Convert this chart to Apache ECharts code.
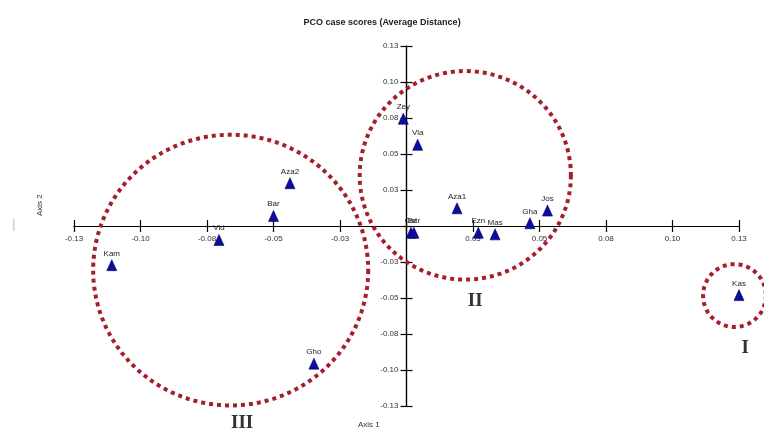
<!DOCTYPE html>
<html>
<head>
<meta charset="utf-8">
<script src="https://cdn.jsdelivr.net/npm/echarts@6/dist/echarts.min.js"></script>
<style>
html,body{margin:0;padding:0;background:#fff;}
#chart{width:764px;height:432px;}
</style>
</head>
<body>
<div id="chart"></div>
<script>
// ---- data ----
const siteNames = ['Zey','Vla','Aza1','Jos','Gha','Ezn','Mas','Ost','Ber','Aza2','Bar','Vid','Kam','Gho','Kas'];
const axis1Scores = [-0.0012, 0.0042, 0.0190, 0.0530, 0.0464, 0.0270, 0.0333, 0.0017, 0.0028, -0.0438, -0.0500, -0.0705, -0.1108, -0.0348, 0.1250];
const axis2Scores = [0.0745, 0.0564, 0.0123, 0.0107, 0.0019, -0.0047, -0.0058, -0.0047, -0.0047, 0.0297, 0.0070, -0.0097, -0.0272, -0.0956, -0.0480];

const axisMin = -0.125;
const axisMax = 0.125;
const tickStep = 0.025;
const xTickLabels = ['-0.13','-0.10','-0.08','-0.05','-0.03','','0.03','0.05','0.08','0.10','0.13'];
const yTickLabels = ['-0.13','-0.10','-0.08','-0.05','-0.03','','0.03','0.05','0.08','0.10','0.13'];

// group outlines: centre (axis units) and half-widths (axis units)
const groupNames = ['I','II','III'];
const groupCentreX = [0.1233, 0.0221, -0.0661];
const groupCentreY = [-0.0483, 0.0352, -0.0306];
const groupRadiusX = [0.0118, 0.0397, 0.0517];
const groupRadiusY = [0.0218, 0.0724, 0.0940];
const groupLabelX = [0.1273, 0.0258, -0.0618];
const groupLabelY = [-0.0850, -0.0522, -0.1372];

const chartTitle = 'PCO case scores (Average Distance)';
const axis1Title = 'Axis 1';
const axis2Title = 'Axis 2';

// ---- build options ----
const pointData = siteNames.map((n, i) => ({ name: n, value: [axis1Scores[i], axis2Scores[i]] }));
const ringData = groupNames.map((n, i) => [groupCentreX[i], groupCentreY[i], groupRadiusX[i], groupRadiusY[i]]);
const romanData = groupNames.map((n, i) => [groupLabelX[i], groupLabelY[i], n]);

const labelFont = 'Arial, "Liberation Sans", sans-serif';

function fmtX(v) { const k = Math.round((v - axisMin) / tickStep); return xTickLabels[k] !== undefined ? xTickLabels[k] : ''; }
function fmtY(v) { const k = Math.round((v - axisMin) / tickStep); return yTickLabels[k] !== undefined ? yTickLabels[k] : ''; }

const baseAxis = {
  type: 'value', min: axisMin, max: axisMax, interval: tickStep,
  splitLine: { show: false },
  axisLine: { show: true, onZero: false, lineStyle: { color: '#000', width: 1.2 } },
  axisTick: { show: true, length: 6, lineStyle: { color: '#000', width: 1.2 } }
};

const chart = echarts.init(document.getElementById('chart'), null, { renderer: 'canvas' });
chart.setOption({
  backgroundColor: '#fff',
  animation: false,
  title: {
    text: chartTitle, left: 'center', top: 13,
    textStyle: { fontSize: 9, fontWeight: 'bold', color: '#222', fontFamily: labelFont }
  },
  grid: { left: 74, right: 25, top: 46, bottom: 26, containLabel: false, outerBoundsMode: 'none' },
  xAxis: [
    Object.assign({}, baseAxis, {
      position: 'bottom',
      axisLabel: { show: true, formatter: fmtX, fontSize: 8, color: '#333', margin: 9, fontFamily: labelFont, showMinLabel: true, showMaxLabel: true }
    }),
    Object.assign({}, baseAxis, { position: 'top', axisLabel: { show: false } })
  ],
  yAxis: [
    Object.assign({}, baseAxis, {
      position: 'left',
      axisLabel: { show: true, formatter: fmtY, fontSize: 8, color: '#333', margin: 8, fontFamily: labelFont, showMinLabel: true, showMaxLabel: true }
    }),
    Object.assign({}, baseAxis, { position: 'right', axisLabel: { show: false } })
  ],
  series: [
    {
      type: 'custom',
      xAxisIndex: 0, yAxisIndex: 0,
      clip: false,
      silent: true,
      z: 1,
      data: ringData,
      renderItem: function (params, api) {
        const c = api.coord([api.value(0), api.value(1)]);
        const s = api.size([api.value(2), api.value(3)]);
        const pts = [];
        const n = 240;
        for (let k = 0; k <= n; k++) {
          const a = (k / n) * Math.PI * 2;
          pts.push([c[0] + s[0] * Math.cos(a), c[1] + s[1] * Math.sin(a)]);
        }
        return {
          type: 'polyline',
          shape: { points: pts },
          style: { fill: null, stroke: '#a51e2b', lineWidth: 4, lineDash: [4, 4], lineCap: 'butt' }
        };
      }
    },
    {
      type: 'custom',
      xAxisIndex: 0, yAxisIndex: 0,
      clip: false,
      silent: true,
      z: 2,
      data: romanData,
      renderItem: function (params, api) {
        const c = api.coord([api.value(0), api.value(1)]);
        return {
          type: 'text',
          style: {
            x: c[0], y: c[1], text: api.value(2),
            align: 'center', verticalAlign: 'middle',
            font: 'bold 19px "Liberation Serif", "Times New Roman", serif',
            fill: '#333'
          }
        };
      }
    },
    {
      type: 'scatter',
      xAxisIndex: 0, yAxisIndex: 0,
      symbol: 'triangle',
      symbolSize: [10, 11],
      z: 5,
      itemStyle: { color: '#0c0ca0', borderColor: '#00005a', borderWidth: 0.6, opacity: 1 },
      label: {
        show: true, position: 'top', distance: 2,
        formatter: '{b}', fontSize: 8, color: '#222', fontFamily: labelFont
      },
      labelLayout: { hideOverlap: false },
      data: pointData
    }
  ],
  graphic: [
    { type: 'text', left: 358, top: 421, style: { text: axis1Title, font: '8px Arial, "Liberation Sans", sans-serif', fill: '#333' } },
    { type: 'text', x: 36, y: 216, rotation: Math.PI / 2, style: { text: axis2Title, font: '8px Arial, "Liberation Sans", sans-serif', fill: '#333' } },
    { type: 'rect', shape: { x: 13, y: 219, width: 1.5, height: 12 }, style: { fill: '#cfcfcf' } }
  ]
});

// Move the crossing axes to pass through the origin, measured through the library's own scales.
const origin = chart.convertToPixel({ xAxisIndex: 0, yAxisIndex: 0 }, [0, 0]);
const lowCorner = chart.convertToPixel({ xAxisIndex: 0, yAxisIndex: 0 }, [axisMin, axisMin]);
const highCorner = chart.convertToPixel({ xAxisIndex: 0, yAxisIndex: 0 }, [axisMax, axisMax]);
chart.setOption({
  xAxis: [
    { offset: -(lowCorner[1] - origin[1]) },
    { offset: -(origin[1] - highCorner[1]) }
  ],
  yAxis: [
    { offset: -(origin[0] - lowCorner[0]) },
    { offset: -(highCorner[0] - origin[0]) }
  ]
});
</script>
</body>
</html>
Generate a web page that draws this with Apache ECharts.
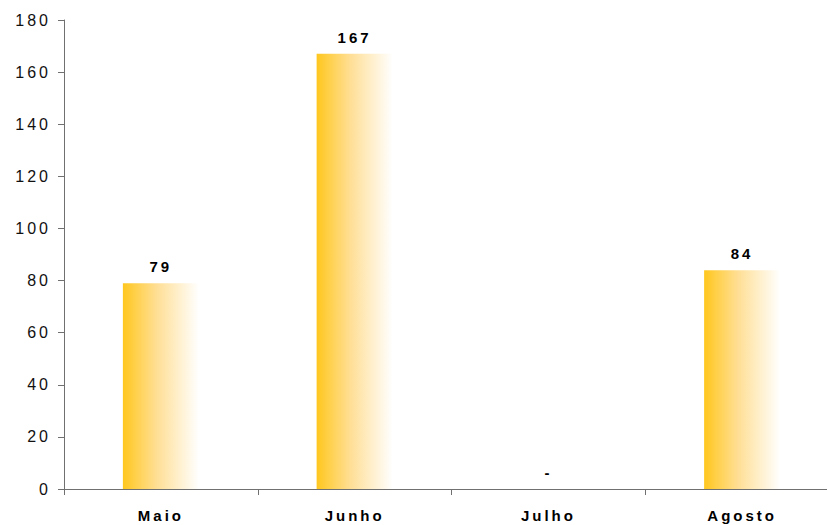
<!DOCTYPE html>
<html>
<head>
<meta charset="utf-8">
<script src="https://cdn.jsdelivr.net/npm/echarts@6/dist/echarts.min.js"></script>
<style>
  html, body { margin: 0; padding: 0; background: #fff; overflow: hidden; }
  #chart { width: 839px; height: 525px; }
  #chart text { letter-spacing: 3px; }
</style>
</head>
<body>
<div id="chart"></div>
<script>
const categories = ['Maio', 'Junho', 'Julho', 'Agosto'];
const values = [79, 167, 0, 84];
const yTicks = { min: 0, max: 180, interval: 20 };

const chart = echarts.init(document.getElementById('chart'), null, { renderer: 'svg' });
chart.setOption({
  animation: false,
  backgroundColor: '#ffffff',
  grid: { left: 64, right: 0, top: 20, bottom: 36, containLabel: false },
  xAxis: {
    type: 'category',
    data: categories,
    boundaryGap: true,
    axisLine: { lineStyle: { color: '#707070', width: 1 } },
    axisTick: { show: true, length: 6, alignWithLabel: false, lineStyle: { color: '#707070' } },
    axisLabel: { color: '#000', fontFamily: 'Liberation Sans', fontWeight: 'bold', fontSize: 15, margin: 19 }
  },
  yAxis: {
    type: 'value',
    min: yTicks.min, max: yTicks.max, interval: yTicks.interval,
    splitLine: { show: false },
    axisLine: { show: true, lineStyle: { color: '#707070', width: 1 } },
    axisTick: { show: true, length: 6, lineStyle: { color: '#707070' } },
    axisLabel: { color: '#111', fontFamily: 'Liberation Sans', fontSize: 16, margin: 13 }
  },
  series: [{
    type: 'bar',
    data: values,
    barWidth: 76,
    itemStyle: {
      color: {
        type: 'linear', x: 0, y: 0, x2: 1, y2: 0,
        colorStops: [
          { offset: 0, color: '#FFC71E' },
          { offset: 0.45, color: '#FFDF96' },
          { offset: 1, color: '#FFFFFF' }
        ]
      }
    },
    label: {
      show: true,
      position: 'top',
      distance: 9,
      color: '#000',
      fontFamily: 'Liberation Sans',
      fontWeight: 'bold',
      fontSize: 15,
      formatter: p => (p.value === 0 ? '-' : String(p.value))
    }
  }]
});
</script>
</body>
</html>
******************************
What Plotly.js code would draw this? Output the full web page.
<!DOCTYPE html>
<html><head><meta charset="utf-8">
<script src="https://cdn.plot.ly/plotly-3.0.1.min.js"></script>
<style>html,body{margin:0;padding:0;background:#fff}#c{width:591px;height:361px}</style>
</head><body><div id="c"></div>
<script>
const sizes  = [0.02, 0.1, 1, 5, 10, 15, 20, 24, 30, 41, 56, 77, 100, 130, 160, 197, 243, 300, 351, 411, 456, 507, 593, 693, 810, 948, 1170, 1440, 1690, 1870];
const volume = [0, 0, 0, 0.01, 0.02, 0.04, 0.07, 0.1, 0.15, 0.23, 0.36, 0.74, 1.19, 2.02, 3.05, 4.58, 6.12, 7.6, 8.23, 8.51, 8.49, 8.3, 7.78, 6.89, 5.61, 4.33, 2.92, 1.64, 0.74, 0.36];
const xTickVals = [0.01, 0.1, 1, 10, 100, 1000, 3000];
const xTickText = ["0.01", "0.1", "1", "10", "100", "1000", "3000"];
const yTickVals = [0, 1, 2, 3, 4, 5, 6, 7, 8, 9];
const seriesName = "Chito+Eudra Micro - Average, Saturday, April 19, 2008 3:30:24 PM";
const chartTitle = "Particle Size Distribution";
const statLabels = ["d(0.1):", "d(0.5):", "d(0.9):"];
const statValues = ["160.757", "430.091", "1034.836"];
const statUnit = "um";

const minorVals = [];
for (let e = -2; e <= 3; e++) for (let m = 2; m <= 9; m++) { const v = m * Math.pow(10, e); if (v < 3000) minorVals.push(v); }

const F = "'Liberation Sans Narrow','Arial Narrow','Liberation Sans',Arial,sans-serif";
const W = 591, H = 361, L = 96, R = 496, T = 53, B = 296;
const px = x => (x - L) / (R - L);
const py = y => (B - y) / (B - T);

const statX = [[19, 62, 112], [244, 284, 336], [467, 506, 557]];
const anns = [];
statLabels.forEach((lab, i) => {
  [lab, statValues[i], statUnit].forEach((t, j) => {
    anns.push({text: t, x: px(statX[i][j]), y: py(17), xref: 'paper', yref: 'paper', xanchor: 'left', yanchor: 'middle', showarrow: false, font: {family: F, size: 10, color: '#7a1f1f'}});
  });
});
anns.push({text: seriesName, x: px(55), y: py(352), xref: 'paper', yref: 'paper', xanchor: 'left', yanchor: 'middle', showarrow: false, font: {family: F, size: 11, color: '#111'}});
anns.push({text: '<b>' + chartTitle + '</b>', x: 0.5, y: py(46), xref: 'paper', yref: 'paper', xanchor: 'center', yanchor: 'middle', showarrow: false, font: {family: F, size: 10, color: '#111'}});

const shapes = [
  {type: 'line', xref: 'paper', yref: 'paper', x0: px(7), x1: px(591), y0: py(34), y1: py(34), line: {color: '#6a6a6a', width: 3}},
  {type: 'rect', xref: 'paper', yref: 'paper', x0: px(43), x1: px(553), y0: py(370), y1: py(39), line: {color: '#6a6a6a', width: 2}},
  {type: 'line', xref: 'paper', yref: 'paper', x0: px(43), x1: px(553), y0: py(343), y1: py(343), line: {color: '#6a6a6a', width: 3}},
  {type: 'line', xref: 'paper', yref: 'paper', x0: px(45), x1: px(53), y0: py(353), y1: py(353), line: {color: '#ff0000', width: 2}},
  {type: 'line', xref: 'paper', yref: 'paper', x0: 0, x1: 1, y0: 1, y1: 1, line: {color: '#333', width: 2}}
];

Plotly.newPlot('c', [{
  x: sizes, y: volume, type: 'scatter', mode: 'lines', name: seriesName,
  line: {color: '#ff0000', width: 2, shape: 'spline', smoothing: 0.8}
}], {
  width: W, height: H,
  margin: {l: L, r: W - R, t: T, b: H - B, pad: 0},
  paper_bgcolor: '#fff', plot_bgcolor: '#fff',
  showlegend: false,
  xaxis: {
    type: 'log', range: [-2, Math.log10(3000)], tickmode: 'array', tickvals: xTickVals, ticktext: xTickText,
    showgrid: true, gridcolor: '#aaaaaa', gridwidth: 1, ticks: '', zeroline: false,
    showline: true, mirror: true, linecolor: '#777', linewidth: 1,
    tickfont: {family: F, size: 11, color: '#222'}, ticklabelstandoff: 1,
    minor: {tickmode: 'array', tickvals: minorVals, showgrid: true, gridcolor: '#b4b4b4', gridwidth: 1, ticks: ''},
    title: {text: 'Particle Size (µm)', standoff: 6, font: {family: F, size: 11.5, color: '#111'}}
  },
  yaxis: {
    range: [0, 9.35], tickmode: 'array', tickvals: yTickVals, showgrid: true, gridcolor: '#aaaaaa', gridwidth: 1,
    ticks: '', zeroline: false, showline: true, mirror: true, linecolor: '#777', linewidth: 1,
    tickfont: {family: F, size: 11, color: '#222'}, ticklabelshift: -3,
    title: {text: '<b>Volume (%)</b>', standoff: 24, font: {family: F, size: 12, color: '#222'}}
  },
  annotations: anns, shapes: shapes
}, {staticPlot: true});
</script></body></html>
******************************
-- WHAT THE EXERCISE ASKS --
Look above and copy only the lines from the one holding "Convert this chart to Apache ECharts code." to the one holding "-0.0272, -0.0956, -0.0480];", both included, exactly, minus the pictures.

-- EXERCISE SOLUTION --
Convert this chart to Apache ECharts code.
<!DOCTYPE html>
<html>
<head>
<meta charset="utf-8">
<script src="https://cdn.jsdelivr.net/npm/echarts@6/dist/echarts.min.js"></script>
<style>
html,body{margin:0;padding:0;background:#fff;}
#chart{width:764px;height:432px;}
</style>
</head>
<body>
<div id="chart"></div>
<script>
// ---- data ----
const siteNames = ['Zey','Vla','Aza1','Jos','Gha','Ezn','Mas','Ost','Ber','Aza2','Bar','Vid','Kam','Gho','Kas'];
const axis1Scores = [-0.0012, 0.0042, 0.0190, 0.0530, 0.0464, 0.0270, 0.0333, 0.0017, 0.0028, -0.0438, -0.0500, -0.0705, -0.1108, -0.0348, 0.1250];
const axis2Scores = [0.0745, 0.0564, 0.0123, 0.0107, 0.0019, -0.0047, -0.0058, -0.0047, -0.0047, 0.0297, 0.0070, -0.0097, -0.0272, -0.0956, -0.0480];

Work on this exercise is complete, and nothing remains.